After activating a created environment, you will probably need to install additional libraries, unless you can manage with core Python libraries, which are pre-installed. However, when you need to install and third-party library you will want to use above Conda CLI command. For example after activating the environment TestEnv you need to instal the pandas library, this is accomplished by executing conda install pandas. This will install the newest available pandas library version.

conda update <library name>

If you at some point need to update a library which you already have installed, you can accomplish that by using the above command. For example, you have installed the pandas library and after a while, you need to update the library to a newer version, this is accomplished by executing conda update pandas. This will update the pandas library to the newest version.

conda remove --name <my environment name> <library name>

This command can be used when you want to remove an already installed library from an activated environment. For example you have created the environment TestEnv and activated the environment, furthermore, you have installed the library pandas in the active environment. Now you need to remove the library pandas. This is done executing conda remove --name TestEnv pandas.

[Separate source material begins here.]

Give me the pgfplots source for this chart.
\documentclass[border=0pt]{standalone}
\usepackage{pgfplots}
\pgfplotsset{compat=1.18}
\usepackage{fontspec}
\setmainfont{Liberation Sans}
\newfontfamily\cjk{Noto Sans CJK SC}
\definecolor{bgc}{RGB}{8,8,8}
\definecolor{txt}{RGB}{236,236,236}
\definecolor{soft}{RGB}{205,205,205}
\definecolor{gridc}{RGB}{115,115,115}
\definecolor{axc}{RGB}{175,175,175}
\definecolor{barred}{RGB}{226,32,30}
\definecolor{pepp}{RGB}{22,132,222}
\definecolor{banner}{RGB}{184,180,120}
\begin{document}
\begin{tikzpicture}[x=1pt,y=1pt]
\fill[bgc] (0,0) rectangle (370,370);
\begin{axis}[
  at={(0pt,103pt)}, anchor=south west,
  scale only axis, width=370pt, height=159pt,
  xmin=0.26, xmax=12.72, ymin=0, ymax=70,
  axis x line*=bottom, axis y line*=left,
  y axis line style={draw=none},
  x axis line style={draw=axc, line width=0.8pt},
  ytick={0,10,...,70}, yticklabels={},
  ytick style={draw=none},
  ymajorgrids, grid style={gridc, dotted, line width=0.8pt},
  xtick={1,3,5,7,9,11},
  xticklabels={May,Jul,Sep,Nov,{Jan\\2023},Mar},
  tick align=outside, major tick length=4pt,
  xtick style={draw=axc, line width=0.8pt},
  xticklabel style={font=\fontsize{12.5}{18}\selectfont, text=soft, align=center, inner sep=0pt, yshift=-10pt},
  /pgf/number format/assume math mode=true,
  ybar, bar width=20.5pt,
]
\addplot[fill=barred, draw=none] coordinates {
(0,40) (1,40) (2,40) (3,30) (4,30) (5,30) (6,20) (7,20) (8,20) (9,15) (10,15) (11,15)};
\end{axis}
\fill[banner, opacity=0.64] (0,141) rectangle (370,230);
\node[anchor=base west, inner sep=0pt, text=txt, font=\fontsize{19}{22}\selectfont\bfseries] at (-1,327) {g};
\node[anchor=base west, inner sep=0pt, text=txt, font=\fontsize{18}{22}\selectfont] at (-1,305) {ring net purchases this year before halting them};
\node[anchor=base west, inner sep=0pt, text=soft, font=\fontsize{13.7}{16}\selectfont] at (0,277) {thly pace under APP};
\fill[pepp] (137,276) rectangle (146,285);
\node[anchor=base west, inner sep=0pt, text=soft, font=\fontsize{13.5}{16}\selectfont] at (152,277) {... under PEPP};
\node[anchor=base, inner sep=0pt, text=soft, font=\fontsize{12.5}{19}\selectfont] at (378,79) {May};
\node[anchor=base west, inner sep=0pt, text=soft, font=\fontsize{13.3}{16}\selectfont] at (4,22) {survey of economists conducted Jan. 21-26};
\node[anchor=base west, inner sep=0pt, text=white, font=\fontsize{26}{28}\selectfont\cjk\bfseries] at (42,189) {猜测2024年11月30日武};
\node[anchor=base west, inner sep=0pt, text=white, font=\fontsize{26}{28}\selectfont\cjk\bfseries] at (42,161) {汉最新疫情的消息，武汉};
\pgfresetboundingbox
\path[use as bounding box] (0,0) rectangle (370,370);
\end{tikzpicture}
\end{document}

conda remove --name <my environment name> --all

This command can be used when you need to remove a created environment with its installed third-party libraries. For example after creating the environment TestEnv and installing the library pandas. In order to remove this environment with its installed libraries you can execute conda remove --name TestEnv --all.

conda update

If you need to update the whole Anaconda installation to the newest version you can execute the above command.